Il
contratto di cessione di azienda oltre a produrre il
trasferimento di questa comporta anche per il cedente l'assunzione dell'ulteriore obbligazione di non tenere in concreto comportamenti che vanifichino la ragione pratica della operata cessione, la cui durata va oltre il momento del trasferimento protraendosi per il tempo previsto dall'art. 2557. L'illecito consistente nella violazione di tale obbligo ha natura contrattuale, attiene alla
causa del contratto e quindi al suo esatto adempimento, ed incide su diritti di natura dispositiva e transigibile, onde la controversia relativa alla suddetta violazione ben può essere deferita ad arbitri (Cass. n. 9251/1997). Il
divieto quinquennale di concorrenza stabilito dalla norma per l'ipotesi di alienazione di azienda non riveste carattere di specialità o eccezionalità, poiché il legislatore, con la norma in parola, non ha inteso sancire una espressa deroga al generale principio della libera concorrenza, ma disciplinare nel modo più congruo la portata di quegli stessi effetti esplicitati dalle parti (o da presumersi connaturati) con il negozio di cessione posto in essere. Non e, pertanto, esclusa l'applicabilità della norma alla ipotesi di cessione non dell'intera azienda ma di sole quote sociali, sempre che, in sede di accertamento giurisdizionale, emerga, dal complesso delle circostanze di fatto oltreché dal contenuto dello stesso negozio di cessione, la funzione concreta e non equivoca di effettiva sostituzione di un soggetto ad un altro nella conduzione della struttura aziendale (Cass. n. 1643/1998).
Le disposizioni concernenti il
divieto di concorrenza in caso di trasferimento di azienda, trovano applicazione non soltanto con riguardo alle ipotesi di alienazione di questa, intesa in senso tecnico, ma anche a tutte quelle altre ove si avveri la sostituzione di un imprenditore all'altro nell'esercizio dell'impresa, come conseguenza diretta della volontà delle parti o di un fatto da esse espressamente previsto e, pertanto, anche in favore del proprietario di un'azienda nel caso che l'abbia data in affitto allorché l'azienda gli sia stata ritrasferita dall'affittuario per scadenza del termine finale o per altra causa negozialmente prevista (Cass. n. 13762/1991).

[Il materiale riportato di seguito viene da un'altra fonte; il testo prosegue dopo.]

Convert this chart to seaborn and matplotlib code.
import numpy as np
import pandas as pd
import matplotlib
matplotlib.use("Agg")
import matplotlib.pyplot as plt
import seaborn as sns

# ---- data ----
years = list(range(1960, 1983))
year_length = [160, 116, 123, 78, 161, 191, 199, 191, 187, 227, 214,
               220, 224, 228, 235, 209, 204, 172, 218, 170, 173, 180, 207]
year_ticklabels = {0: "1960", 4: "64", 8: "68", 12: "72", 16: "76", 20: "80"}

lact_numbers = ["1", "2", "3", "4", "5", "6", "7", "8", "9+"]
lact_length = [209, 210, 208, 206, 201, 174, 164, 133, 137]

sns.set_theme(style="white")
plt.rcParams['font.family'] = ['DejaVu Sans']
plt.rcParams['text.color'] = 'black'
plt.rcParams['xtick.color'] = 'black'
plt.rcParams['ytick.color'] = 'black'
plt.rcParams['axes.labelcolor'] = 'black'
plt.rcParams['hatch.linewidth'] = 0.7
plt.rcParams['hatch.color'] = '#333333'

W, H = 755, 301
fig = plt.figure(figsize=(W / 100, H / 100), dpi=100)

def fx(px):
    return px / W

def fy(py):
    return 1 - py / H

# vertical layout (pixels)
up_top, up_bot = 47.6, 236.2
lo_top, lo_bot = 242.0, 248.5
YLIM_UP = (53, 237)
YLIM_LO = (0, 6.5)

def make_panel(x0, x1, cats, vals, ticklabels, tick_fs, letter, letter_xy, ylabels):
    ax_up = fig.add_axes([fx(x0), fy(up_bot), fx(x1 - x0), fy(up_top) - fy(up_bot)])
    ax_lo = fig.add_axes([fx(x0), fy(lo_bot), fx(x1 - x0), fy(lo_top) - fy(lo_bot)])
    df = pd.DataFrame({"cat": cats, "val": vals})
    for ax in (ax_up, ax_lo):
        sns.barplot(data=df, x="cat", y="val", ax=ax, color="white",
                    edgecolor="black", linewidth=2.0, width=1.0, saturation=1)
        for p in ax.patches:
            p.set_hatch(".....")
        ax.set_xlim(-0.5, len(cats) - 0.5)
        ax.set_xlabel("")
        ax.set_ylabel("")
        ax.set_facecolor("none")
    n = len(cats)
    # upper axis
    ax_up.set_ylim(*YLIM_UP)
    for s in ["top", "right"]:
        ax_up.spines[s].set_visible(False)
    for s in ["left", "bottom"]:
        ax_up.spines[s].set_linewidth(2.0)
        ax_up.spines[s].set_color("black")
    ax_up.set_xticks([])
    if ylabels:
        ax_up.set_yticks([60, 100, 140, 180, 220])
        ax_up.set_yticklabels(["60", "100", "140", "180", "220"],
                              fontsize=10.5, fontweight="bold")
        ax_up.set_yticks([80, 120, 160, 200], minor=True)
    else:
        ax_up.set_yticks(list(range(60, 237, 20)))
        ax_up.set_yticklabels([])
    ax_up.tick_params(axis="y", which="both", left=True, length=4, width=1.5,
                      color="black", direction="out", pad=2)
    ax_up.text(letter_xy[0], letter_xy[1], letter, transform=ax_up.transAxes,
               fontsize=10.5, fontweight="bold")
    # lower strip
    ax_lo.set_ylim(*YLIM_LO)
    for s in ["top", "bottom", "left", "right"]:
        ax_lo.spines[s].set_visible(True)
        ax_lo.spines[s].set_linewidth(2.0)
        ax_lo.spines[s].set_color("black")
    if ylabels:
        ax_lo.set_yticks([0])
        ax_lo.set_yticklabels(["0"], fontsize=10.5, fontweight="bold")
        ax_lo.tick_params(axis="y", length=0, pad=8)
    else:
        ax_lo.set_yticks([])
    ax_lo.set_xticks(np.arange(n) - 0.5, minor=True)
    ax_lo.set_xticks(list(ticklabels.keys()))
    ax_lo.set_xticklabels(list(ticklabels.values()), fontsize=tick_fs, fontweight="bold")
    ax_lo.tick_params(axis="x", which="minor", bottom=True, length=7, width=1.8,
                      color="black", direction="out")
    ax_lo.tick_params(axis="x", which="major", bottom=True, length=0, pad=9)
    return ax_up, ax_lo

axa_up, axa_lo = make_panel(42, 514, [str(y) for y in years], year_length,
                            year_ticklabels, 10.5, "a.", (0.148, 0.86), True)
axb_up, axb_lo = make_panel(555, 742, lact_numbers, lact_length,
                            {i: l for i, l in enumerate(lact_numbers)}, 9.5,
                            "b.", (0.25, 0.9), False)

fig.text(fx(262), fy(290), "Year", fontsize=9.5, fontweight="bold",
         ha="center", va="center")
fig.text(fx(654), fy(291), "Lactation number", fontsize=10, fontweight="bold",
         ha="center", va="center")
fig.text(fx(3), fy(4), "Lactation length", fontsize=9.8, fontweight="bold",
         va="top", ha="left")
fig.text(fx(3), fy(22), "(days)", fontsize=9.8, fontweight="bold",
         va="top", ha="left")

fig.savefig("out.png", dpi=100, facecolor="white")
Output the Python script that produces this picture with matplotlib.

Il divieto si riferisce al momento iniziale, dopo il trasferimento dell'azienda, di nuove attività e non opera dunque con riferimento ad attività dell'alienante preesistente al trasferimento medesimo, ne con riferimento ad atti concorrenziali isolati e occasionali (MARTORANO). Il divieto riguarda non solo la produzione degli stessi beni prodotti dall'azienda ceduta, ma anche la produzione di beni succedanei, purché idonei a sviare la clientela (MARTORANO). È stato anche affermato che il divieto si estende anche all'ipotesi in cui l'alienante assuma l'amministrazione o la rappresentanza di un'impresa altrui (CAMPOBASSO). Il divieto e ritenuto applicabile, in caso di vendita dell'azienda da parte del curatore del
fallimento, al fallito dopo la chiusura del
fallimento (COLOMBO).
Il divieto ha un'efficacia estesa agli
eredi dell'alienante (Cass. n. 1957/2014).
Sul punto, si e tuttavia precisato che il divieto a carico di costoro sussiste esclusivamente nell'ipotesi in cui essi, per aver collaborato con l'alienante deceduto, siano in condizione di svolgere una concorrenza differenziale, cioè potenzialmente più pericolosa di quella che l'acquirente dell'azienda può subire dei terzi estranei all'azienda acquistata (COLOMBO).